Let’s come back to that notion of “lionized,” used to venerate fierce heroism. It’s usually applied to men, but occasionally to women who embody the same virtues. Margaret Thatcher, for instance, who famously said that “There’s no such thing as society. There are individual men and women and there are families. And no government can do anything except through people, and people must look after themselves first.” The pride is everything, and all others are either dangers or prey.

Item 3. The historian Andrew Basevich, a retired US Army colonel with 23 years of service from Vietnam to Kuwait, has written consistently for twenty years about the foolishness of the notions of “American exceptionalism” and America’s “destiny to spread freedom.” He argues that our imperial enterprise isn’t much different than the Russian/Soviet version, willing to tolerate endless destruction and misery and squandering of resources in order to win some competition of ideals. The New York Times offers a review of his new book, After the Apocalypse: America’s Role in a World Transformed:

“Just as the self-congratulatory domestic narrative centers on the ineluctable expansion of freedom ‘from sea to shining sea,’” Bacevich writes, “so, too, the narrative of America abroad emphasizes the spread of freedom to the far corners of the earth. ” America’s account of its foreign policy, he notes, is “even less inclined than the domestic narrative to allow room for ambiguity and paradox,” and it excludes “disconcerting themes such as imperialism, militarism and the large-scale killing of noncombatants.” 
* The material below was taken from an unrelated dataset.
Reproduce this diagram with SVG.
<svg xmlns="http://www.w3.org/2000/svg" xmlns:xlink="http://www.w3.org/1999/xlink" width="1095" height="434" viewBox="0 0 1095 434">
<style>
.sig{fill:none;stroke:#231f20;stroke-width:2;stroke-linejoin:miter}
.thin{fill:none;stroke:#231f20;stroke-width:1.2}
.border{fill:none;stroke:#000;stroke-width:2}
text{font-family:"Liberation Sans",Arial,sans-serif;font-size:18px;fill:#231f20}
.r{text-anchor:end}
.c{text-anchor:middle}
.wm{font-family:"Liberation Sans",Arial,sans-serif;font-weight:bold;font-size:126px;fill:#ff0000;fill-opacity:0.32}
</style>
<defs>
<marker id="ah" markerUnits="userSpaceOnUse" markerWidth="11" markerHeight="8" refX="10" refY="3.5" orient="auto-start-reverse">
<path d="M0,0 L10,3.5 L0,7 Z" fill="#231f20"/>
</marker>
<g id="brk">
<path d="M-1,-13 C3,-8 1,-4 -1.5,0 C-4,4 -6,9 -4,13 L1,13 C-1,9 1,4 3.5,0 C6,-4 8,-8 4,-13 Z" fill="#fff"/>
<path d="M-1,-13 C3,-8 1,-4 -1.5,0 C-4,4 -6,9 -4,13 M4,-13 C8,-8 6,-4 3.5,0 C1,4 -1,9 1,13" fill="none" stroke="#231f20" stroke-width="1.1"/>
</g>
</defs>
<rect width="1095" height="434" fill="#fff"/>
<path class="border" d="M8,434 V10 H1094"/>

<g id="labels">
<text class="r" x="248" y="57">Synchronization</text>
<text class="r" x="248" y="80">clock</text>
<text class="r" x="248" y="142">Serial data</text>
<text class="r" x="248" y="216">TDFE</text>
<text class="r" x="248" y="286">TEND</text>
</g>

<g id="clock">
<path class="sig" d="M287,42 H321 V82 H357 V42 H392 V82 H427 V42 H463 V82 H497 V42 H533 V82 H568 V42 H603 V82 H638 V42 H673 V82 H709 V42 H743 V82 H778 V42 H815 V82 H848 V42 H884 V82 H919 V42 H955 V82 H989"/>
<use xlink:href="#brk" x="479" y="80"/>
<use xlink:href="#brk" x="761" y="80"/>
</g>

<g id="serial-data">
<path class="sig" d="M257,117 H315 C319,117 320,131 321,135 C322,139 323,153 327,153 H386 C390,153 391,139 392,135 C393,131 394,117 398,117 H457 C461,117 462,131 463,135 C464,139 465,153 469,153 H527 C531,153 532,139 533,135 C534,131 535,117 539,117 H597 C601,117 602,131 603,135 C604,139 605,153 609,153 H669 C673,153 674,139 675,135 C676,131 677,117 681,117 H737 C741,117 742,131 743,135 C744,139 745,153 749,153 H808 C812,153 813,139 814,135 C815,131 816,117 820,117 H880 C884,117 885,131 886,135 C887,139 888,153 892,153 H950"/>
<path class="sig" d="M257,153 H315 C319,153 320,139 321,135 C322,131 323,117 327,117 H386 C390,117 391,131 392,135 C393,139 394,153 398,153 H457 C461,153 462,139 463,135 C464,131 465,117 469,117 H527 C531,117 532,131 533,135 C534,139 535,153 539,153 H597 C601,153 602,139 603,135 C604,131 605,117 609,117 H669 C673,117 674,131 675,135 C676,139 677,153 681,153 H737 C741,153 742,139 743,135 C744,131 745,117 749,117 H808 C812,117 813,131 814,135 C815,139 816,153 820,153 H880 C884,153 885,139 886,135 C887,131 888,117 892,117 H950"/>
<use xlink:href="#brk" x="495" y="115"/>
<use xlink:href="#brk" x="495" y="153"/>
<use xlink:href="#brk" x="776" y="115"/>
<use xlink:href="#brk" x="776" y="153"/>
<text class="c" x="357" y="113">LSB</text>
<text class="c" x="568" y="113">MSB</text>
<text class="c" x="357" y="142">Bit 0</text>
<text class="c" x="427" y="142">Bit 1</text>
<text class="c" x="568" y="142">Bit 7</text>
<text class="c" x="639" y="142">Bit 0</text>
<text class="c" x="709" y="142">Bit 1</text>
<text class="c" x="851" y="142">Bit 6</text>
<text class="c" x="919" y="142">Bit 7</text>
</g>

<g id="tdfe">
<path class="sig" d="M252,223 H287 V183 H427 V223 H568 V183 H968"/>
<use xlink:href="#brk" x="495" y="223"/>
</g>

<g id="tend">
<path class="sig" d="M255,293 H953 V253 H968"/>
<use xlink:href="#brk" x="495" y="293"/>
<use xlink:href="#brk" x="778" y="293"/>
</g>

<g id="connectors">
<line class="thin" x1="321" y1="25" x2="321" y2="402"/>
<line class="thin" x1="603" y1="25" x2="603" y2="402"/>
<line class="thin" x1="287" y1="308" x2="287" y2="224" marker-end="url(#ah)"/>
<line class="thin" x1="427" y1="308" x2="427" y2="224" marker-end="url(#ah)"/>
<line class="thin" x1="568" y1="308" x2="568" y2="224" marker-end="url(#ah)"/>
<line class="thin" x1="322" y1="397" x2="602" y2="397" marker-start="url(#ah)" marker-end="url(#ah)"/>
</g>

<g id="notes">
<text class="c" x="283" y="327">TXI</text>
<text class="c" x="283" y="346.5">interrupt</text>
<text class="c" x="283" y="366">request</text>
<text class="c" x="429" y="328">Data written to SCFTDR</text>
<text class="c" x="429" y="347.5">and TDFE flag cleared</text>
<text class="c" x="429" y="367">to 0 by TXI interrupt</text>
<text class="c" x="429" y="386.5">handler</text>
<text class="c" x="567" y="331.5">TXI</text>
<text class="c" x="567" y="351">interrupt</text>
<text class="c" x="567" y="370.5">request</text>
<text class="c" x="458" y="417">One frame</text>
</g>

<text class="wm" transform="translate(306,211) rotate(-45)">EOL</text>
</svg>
A couple of days ago, the satirist Andy Borowitz wrote a fake-news column that said that in light of Cuomo (and subsequent to Elliot Spitzer, Anthony Weiner, and Eric Schneiderman), the State Assembly had placed a fifty-year moratorium on male governors. And satire aside, it’s not a bad idea.
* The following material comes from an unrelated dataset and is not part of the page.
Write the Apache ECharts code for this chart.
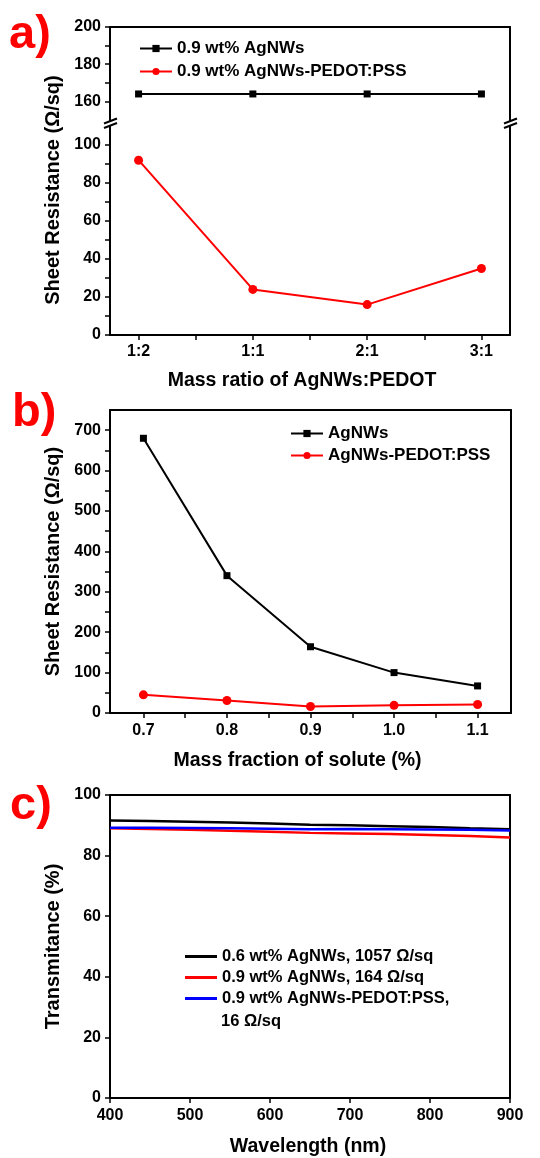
<!DOCTYPE html>
<html><head><meta charset="utf-8">
<script src="https://cdn.jsdelivr.net/npm/echarts@6/dist/echarts.min.js"></script>
<style>html,body{margin:0;padding:0;background:#fff}#c{width:540px;height:1158px}</style>
</head><body><div id="c"></div>
<script>
// ---------- Panel a ----------
const ratioCats = ['1:2', '1:1', '2:1', '3:1'];
const agA = [164, 164, 164, 164];
const pedotA = [92, 24, 16, 35];
const aUpperLabels = [160, 180, 200];
const aUpperTicks = [160, 170, 180, 190, 200];
const aLowerLabels = [0, 20, 40, 60, 80, 100];
const aLowerTicks = [0, 10, 20, 30, 40, 50, 60, 70, 80, 90, 100];
const aXTicks = [0, 0.5, 1, 1.5, 2, 2.5, 3];
const aNames = ['0.9 wt% AgNWs', '0.9 wt% AgNWs-PEDOT:PSS'];

// ---------- Panel b ----------
const massFrac = [0.7, 0.8, 0.9, 1.0, 1.1];
const agB = [680, 340, 164, 100, 67];
const pedotB = [45, 31, 16, 19, 21];
const bXTicks = [0.7, 0.75, 0.8, 0.85, 0.9, 0.95, 1.0, 1.05, 1.1];
const bYLabels = [0, 100, 200, 300, 400, 500, 600, 700];
const bYTicks = [0, 50, 100, 150, 200, 250, 300, 350, 400, 450, 500, 550, 600, 650, 700];
const bNames = ['AgNWs', 'AgNWs-PEDOT:PSS'];

// ---------- Panel c ----------
const wavelengths = [400, 450, 500, 550, 600, 650, 700, 750, 800, 850, 900];
const transAg06 = [91.6, 91.4, 91.2, 90.9, 90.6, 90.2, 90.0, 89.7, 89.4, 89.0, 88.7];
const transAg09 = [89.0, 88.8, 88.5, 88.2, 87.9, 87.5, 87.3, 87.1, 86.8, 86.5, 86.0];
const transPedot = [89.2, 89.2, 89.1, 89.0, 88.9, 88.7, 88.8, 88.7, 88.6, 88.5, 88.3];
const cNames = ['0.6 wt% AgNWs, 1057 Ω/sq', '0.9 wt% AgNWs, 164 Ω/sq', '0.9 wt% AgNWs-PEDOT:PSS, 16 Ω/sq'];

const FONT = "'Liberation Sans', Arial, sans-serif";
const BLACK = '#000000', RED = '#ff0000', BLUE = '#0000ff';
const lineAx = { show: true, onZero: false, lineStyle: { color: BLACK, width: 2 } };
const lbl = { color: BLACK, fontFamily: FONT, fontWeight: 'bold', fontSize: 16 };
const legA = { color: BLACK, fontFamily: FONT, fontWeight: 'bold', fontSize: 17 };
const legC = { color: BLACK, fontFamily: FONT, fontWeight: 'bold', fontSize: 16.5 };
const nameStyle = { color: BLACK, fontFamily: FONT, fontWeight: 'bold', fontSize: 20 };
const xNameStyle = (padR) => ({ color: BLACK, fontFamily: FONT, fontWeight: 'bold', fontSize: 19.5, padding: [0, padR, 0, 0] });
const tickStyle = { color: BLACK, width: 1.5 };

function borderAxis(grid, pos) {
  return { gridIndex: grid, type: 'value', position: pos, min: 0, max: 1,
    axisLine: lineAx, axisTick: { show: false }, axisLabel: { show: false }, splitLine: { show: false } };
}

const chart = echarts.init(document.getElementById('c'), null, { renderer: 'canvas' });
const option = {
  animation: false,
  backgroundColor: '#ffffff',
  grid: [
    { left: 110, right: 30, top: 27, height: 93 },
    { left: 110, right: 30, top: 126, height: 209 },
    { left: 110, right: 29, top: 410, height: 303 },
    { left: 110, right: 30, top: 795, height: 309 }
  ],
  xAxis: [
    { gridIndex: 0, type: 'value', position: 'top', min: -0.25, max: 3.25,
      axisLine: lineAx, axisTick: { show: false }, axisLabel: { show: false }, splitLine: { show: false } },
    { gridIndex: 1, type: 'value', position: 'bottom', min: -0.25, max: 3.25,
      name: 'Mass ratio of AgNWs:PEDOT', nameLocation: 'middle', nameGap: 36, nameTextStyle: xNameStyle(16),
      axisLine: lineAx,
      axisTick: { show: true, customValues: aXTicks, length: 5, lineStyle: tickStyle },
      axisLabel: Object.assign({ customValues: [0, 1, 2, 3], margin: 9, formatter: v => ratioCats[Math.round(v)] }, lbl),
      splitLine: { show: false } },
    { gridIndex: 2, type: 'value', position: 'bottom', min: 0.66, max: 1.14,
      name: 'Mass fraction of solute (%)', nameLocation: 'middle', nameGap: 38, nameTextStyle: xNameStyle(26),
      axisLine: lineAx,
      axisTick: { show: true, customValues: bXTicks, length: 5, lineStyle: tickStyle },
      axisLabel: Object.assign({ customValues: massFrac, margin: 10, formatter: v => v.toFixed(1) }, lbl),
      splitLine: { show: false } },
    { gridIndex: 3, type: 'value', position: 'bottom', min: 400, max: 900, interval: 100,
      name: 'Wavelength (nm)', nameLocation: 'middle', nameGap: 39, nameTextStyle: xNameStyle(4),
      axisLine: lineAx,
      axisTick: { show: true, length: 5, lineStyle: tickStyle },
      axisLabel: Object.assign({ margin: 10 }, lbl),
      splitLine: { show: false } },
    borderAxis(2, 'top'),
    borderAxis(3, 'top')
  ],
  yAxis: [
    { gridIndex: 0, type: 'value', position: 'left', min: 150, max: 200,
      axisLine: lineAx,
      axisTick: { show: true, customValues: aUpperTicks, length: 5, lineStyle: tickStyle },
      axisLabel: Object.assign({ customValues: aUpperLabels, margin: 9 }, lbl),
      splitLine: { show: false } },
    borderAxis(0, 'right'),
    { gridIndex: 1, type: 'value', position: 'left', min: 0, max: 110,
      axisLine: lineAx,
      axisTick: { show: true, customValues: aLowerTicks, length: 5, lineStyle: tickStyle },
      axisLabel: Object.assign({ customValues: aLowerLabels, margin: 9 }, lbl),
      splitLine: { show: false } },
    borderAxis(1, 'right'),
    { gridIndex: 2, type: 'value', position: 'left', min: 0, max: 750,
      name: 'Sheet Resistance (Ω/sq)', nameLocation: 'middle', nameGap: 47, nameTextStyle: nameStyle,
      axisLine: lineAx,
      axisTick: { show: true, customValues: bYTicks, length: 5, lineStyle: tickStyle },
      axisLabel: Object.assign({ customValues: bYLabels, margin: 9 }, lbl),
      splitLine: { show: false } },
    borderAxis(2, 'right'),
    { gridIndex: 3, type: 'value', position: 'left', min: 0, max: 100, interval: 20,
      name: 'Transmitance (%)', nameLocation: 'middle', nameGap: 46, nameTextStyle: nameStyle,
      axisLine: lineAx,
      axisTick: { show: true, length: 5, lineStyle: tickStyle },
      axisLabel: Object.assign({ margin: 9 }, lbl),
      splitLine: { show: false } },
    borderAxis(3, 'right')
  ],
  legend: [
    { orient: 'vertical', left: 134, top: 35, itemWidth: 32, itemHeight: 9, itemGap: 6,
      data: aNames, textStyle: legA, selectedMode: false },
    { orient: 'vertical', left: 285, top: 420, itemWidth: 32, itemHeight: 9, itemGap: 5,
      data: bNames, textStyle: legA, selectedMode: false },
    { orient: 'vertical', left: 180, top: 943, itemWidth: 32, itemHeight: 3, itemGap: 4,
      icon: 'rect', data: cNames, textStyle: legC, selectedMode: false,
      formatter: n => n === cNames[2] ? n.replace(' 16 Ω/sq', '') : n }
  ],
  series: [
    { name: aNames[0], type: 'line', xAxisIndex: 0, yAxisIndex: 0,
      data: agA.map((v, i) => [i, v]), symbol: 'rect', symbolSize: 7,
      itemStyle: { color: BLACK }, lineStyle: { color: BLACK, width: 2 } },
    { name: aNames[1], type: 'line', xAxisIndex: 1, yAxisIndex: 2,
      data: pedotA.map((v, i) => [i, v]), symbol: 'circle', symbolSize: 9,
      itemStyle: { color: RED }, lineStyle: { color: RED, width: 2 } },
    { name: bNames[0], type: 'line', xAxisIndex: 2, yAxisIndex: 4,
      data: agB.map((v, i) => [massFrac[i], v]), symbol: 'rect', symbolSize: 7,
      itemStyle: { color: BLACK }, lineStyle: { color: BLACK, width: 2 } },
    { name: bNames[1], type: 'line', xAxisIndex: 2, yAxisIndex: 4,
      data: pedotB.map((v, i) => [massFrac[i], v]), symbol: 'circle', symbolSize: 9,
      itemStyle: { color: RED }, lineStyle: { color: RED, width: 2 } },
    { name: cNames[0], type: 'line', xAxisIndex: 3, yAxisIndex: 6, showSymbol: false, symbol: 'none',
      data: transAg06.map((v, i) => [wavelengths[i], v]),
      itemStyle: { color: BLACK }, lineStyle: { color: BLACK, width: 2.5 } },
    { name: cNames[1], type: 'line', xAxisIndex: 3, yAxisIndex: 6, showSymbol: false, symbol: 'none',
      data: transAg09.map((v, i) => [wavelengths[i], v]),
      itemStyle: { color: RED }, lineStyle: { color: RED, width: 2.5 } },
    { name: cNames[2], type: 'line', xAxisIndex: 3, yAxisIndex: 6, showSymbol: false, symbol: 'none',
      data: transPedot.map((v, i) => [wavelengths[i], v]),
      itemStyle: { color: BLUE }, lineStyle: { color: BLUE, width: 2.5 } }
  ],
  graphic: [
    { type: 'text', x: 9, y: 35, style: { text: 'a)', fill: RED, align: 'left', verticalAlign: 'middle', font: "bold 47px 'Liberation Sans', Arial, sans-serif" } },
    { type: 'text', x: 12, y: 413, style: { text: 'b)', fill: RED, align: 'left', verticalAlign: 'middle', font: "bold 47px 'Liberation Sans', Arial, sans-serif" } },
    { type: 'text', x: 10, y: 806, style: { text: 'c)', fill: RED, align: 'left', verticalAlign: 'middle', font: "bold 47px 'Liberation Sans', Arial, sans-serif" } },
    { type: 'text', x: 53, y: 190, rotation: Math.PI / 2,
      style: { text: 'Sheet Resistance (Ω/sq)', fill: BLACK, align: 'center', verticalAlign: 'middle',
        font: "bold 20px 'Liberation Sans', Arial, sans-serif" } },
    { type: 'text', left: 221, top: 1013,
      style: { text: '16 Ω/sq', fill: BLACK, font: "bold 16.5px 'Liberation Sans', Arial, sans-serif" } },
    // axis break marks
    { type: 'line', shape: { x1: 104, y1: 123.5, x2: 117, y2: 118.5 }, style: { stroke: BLACK, lineWidth: 2 } },
    { type: 'line', shape: { x1: 104, y1: 128, x2: 117, y2: 123 }, style: { stroke: BLACK, lineWidth: 2 } },
    { type: 'line', shape: { x1: 504, y1: 123.5, x2: 517, y2: 118.5 }, style: { stroke: BLACK, lineWidth: 2 } },
    { type: 'line', shape: { x1: 504, y1: 128, x2: 517, y2: 123 }, style: { stroke: BLACK, lineWidth: 2 } }
  ]
};
chart.setOption(option);
</script></body></html>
Isn’t it time to give traditional constructions of masculinity a rest? Isn’t it time to take a time-out, and recognize that we have alternatives to individual isolation and battles of strength and winner-takes-all? Isn’t it time to be done with Fred Trump’s admonition to his children that “You’re either a killer or a loser”? Isn’t it time to recognize that “the hero” is a public face that has private flaws, as we all do? And that the model of the lone hero, the boss, the unquestioned authority, draws a lot of the wrong people to the job description?

Isn’t it time to recognize that we’re all in this together?